■ **WHAT YOU SHOULD DO**: Check each line of the material below for "this", then copy the ones that contain it.

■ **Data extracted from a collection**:

· · ·

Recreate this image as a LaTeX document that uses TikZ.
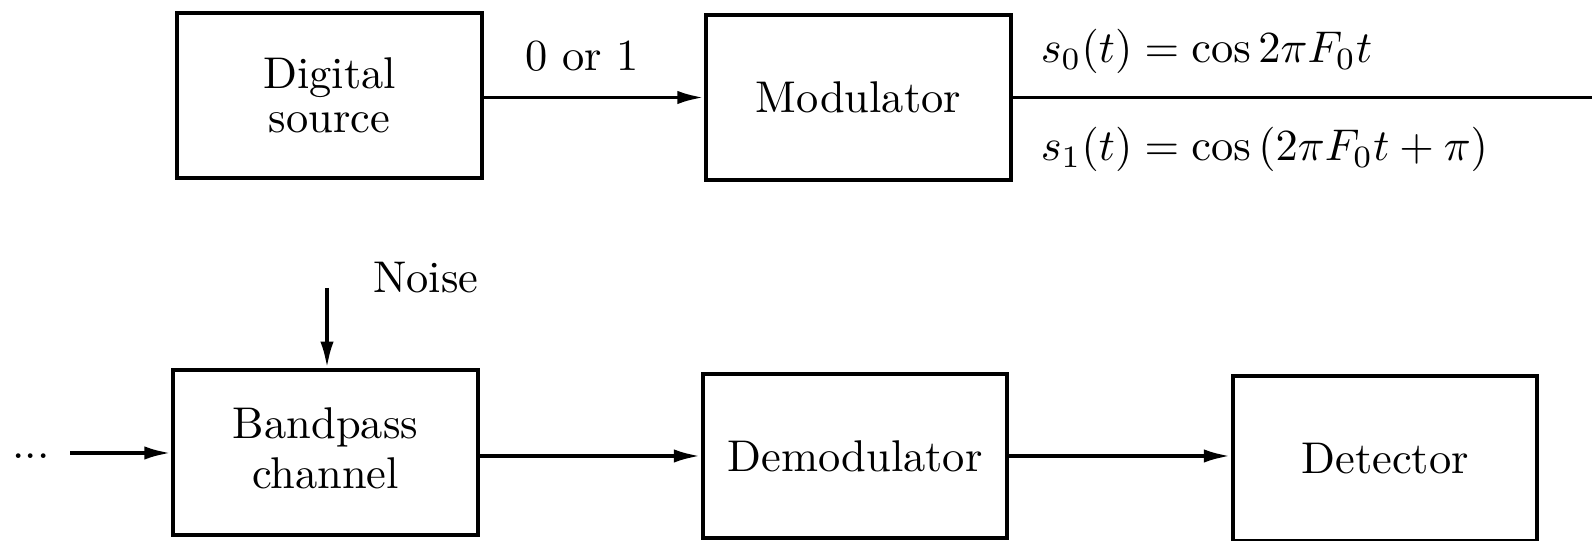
\documentclass[tikz,border=0pt]{standalone}
\usetikzlibrary{arrows.meta}
\begin{document}
\begin{tikzpicture}[x=0.225pt,y=-0.225pt,
  blk/.style={draw,line width=0.9pt,minimum width=68.6pt,minimum height=37pt,inner sep=0pt,align=center,font=\fontsize{10}{9.8}\selectfont},
  arr/.style={line width=0.85pt,-{Latex[length=6pt,width=3pt]}},
  wire/.style={line width=0.85pt},
  lbl/.style={inner sep=0pt,font=\fontsize{10}{12}\selectfont}]
\useasboundingbox (0,0) rectangle (1592,541);
% blocks
\node[blk] (ds)  at (329.5,95.5) {Digital\\source};
\node[blk] (mod) at (858.5,97.5) {Modulator};
\node[blk] (bp)  at (325.5,452.5) {\raisebox{2pt}{\shortstack{Bandpass\\[-0.5pt]channel}}};
\node[blk] (dm)  at (855,456) {Demodulator};
\node[blk] (det) at (1385,458.5) {Detector};
% labels
\node[lbl,anchor=base] (bit) at (582,71) {0 or 1};
\node[lbl,anchor=base west] (s0) at (1040,63) {$s_0(t) = \cos 2\pi F_0 t$};
\node[lbl,anchor=base west] (s1) at (1040,161) {$s_1(t) = \cos\,(2\pi F_0 t + \pi)$};
\node[lbl,anchor=base] (noise) at (426,293) {Noise};
\node[lbl,anchor=base] (dots) at (31,458.5) {...};
% free ends
\coordinate (out) at (1592,100);
\coordinate (nz) at (327,288);
\coordinate (in) at (70,453);
% connectors
\draw[arr] (ds.east |- mod.west) -- (mod.west);
\draw[wire] (mod.east) -- (out |- mod.east);
\draw[arr] (nz) -- (nz |- bp.north);
\draw[arr] (in) -- (in -| bp.west);
\draw[arr] (bp.east |- dm.west) -- (dm.west);
\draw[arr] (dm.east) -- (dm.east -| det.west);
\end{tikzpicture}
\end{document}
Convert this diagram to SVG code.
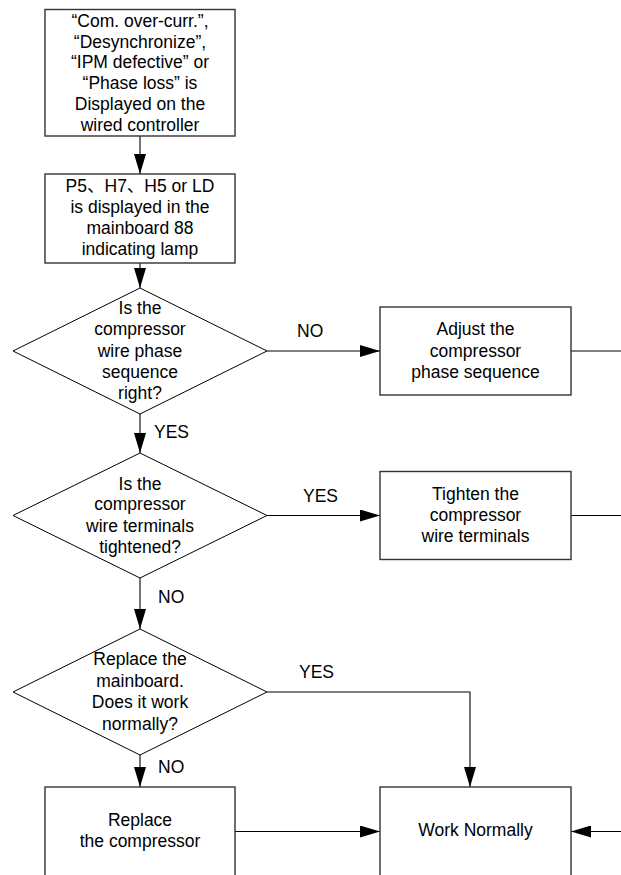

· · ·

■ **COMPLETED TASK**:
Recreate this image as a LaTeX document that uses TikZ.
Convert this diagram to SVG code.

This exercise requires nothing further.